Bruxelles I (règl. 44/2001)

CJCE, 26 mai 2005, GIE Réunion européenne, Aff. C-77/04 [Conv. Bruxelles]

Aff. C-77/04Concl. F.G. Jacobs 

Motif 28 : "[En vertu du] rapport sur la convention concernant la compétence judiciaire et l’exécution des décisions en matière civile et commerciale, élaboré par M. Jenard (JO 1979, C 59, p. 1, 27)" (…), "la demande en garantie est définie comme l’action "qui est intentée contre un tiers par le défendeur à un procès en vue d’être tenu indemne de conséquences de ce procès"".

Motif 29 : "L’applicabilité, en l’espèce, de l’article 6, point 2, de la convention reste néanmoins soumise au respect de la condition exigeant que la demande en garantie ne soit pas formée que dans le but de traduire hors de son tribunal celui qui a été appelé".
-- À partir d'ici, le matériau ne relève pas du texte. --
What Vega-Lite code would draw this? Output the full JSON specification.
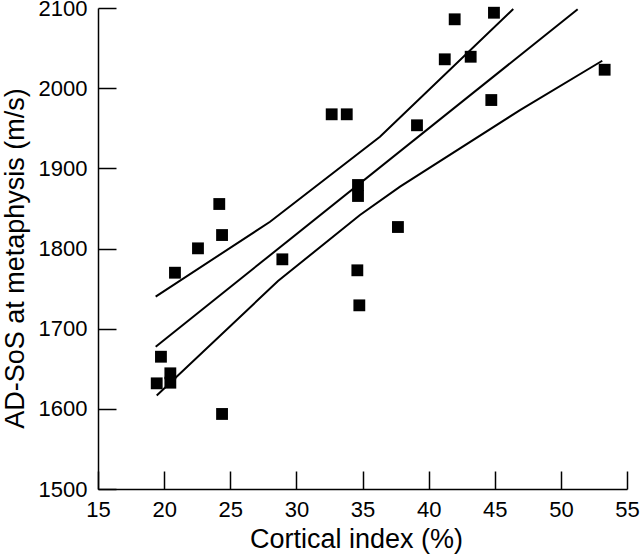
{
  "$schema": "https://vega.github.io/schema/vega-lite/v6.json",
  "width": 529,
  "height": 481,
  "autosize": "none",
  "padding": {"left": 98, "top": 8, "right": 13, "bottom": 71},
  "background": "white",
  "config": {
    "view": {"stroke": null},
    "font": "Liberation Sans",
    "axis": {
      "grid": false,
      "domainColor": "black",
      "domainWidth": 1.5,
      "tickColor": "black",
      "tickWidth": 1.5,
      "tickSize": -18,
      "labelFontSize": 22,
      "labelColor": "black",
      "titleFontSize": 27,
      "titleFontWeight": "normal",
      "titleColor": "black",
      "labelFlush": false,
      "labelOverlap": false,
      "format": "d"
    }
  },
  "datasets": {
    "points": [
      {"x": 24.17, "y": 1855.5},
      {"x": 24.38, "y": 1816.8},
      {"x": 22.56, "y": 1800.2},
      {"x": 20.82, "y": 1769.8},
      {"x": 28.94, "y": 1786.5},
      {"x": 19.76, "y": 1665.0},
      {"x": 20.47, "y": 1644.3},
      {"x": 20.47, "y": 1632.6},
      {"x": 19.44, "y": 1631.8},
      {"x": 24.38, "y": 1593.6},
      {"x": 32.67, "y": 1967.4},
      {"x": 33.81, "y": 1967.4},
      {"x": 39.12, "y": 1953.7},
      {"x": 34.66, "y": 1879.2},
      {"x": 34.66, "y": 1865.5},
      {"x": 37.68, "y": 1826.8},
      {"x": 34.61, "y": 1772.8},
      {"x": 34.76, "y": 1729.1},
      {"x": 41.97, "y": 2085.9},
      {"x": 44.94, "y": 2094.1},
      {"x": 41.22, "y": 2036.0},
      {"x": 43.18, "y": 2039.2},
      {"x": 44.74, "y": 1985.2},
      {"x": 53.31, "y": 2023.0}
    ],
    "curves": [
      {"curve": "upper", "x": 19.36, "y": 1739.9},
      {"curve": "upper", "x": 28.01, "y": 1833.4},
      {"curve": "upper", "x": 36.32, "y": 1939.4},
      {"curve": "upper", "x": 46.40, "y": 2098.7},
      {"curve": "fit", "x": 19.36, "y": 1677.5},
      {"curve": "fit", "x": 51.27, "y": 2098.4},
      {"curve": "lower", "x": 19.44, "y": 1616.6},
      {"curve": "lower", "x": 28.61, "y": 1759.4},
      {"curve": "lower", "x": 34.81, "y": 1841.8},
      {"curve": "lower", "x": 37.84, "y": 1877.1},
      {"curve": "lower", "x": 46.91, "y": 1972.7},
      {"curve": "lower", "x": 53.13, "y": 2034.2}
    ]
  },
  "layer": [
    {
      "data": {"name": "curves"},
      "mark": {"type": "line", "color": "black", "strokeWidth": 2},
      "encoding": {
        "x": {
          "field": "x", "type": "quantitative",
          "scale": {"domain": [15, 55], "nice": false, "zero": false},
          "axis": {
            "title": "Cortical index (%)",
            "values": [15, 20, 25, 30, 35, 40, 45, 50, 55],
            "labelPadding": 28,
            "titlePadding": 6,
            "titleX": 258
          }
        },
        "y": {
          "field": "y", "type": "quantitative",
          "scale": {"domain": [1500, 2100], "nice": false, "zero": false},
          "axis": {
            "title": "AD-SoS at metaphysis (m/s)",
            "values": [1500, 1600, 1700, 1800, 1900, 2000, 2100],
            "labelPadding": 29,
            "titlePadding": 9,
            "titleY": 250
          }
        },
        "detail": {"field": "curve"},
        "order": {"field": "x", "type": "quantitative"}
      }
    },
    {
      "data": {"name": "points"},
      "mark": {"type": "square", "color": "black", "size": 140, "opacity": 1, "filled": true},
      "encoding": {
        "x": {"field": "x", "type": "quantitative"},
        "y": {"field": "y", "type": "quantitative"}
      }
    }
  ]
}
Motif 30 : "Or, ainsi que l’ont souligné, d’une part, la Commission et, d’autre part, M. l’avocat général aux points 32 et 33 de ses conclusions, l’existence d’un lien entre les deux demandes en cause au principal est inhérente à la notion même de demande en garantie".

Motif 31 : "En effet, il existe une relation intrinsèque entre une action dirigée contre un assureur en vue de l’indemnisation des conséquences d’un événement couvert par celui-ci et la procédure par laquelle cet assureur cherche à faire contribuer un autre assureur réputé avoir couvert le même événement".

Motif 32 : "Il appartient au juge national saisi de la demande originaire de vérifier l’existence d’un tel lien, en ce sens qu’il doit s’assurer que la demande en garantie ne vise pas qu'à traduire le défendeur hors de son tribunal".

Motif 33 : "Il s’ensuit que l’article 6, point 2, de la convention n’exige l’existence d’aucun lien autre que celui qui est suffisant pour constater l’absence de détournement de for".

Dispositif 2 : "L’article 6, point 2, de ladite convention est applicable à un appel en garantie, fondé sur un cumul d’assurances, pour autant qu’il existe un lien entre la demande originaire et la demande en garantie permettant de conclure à l’absence de détournement de for".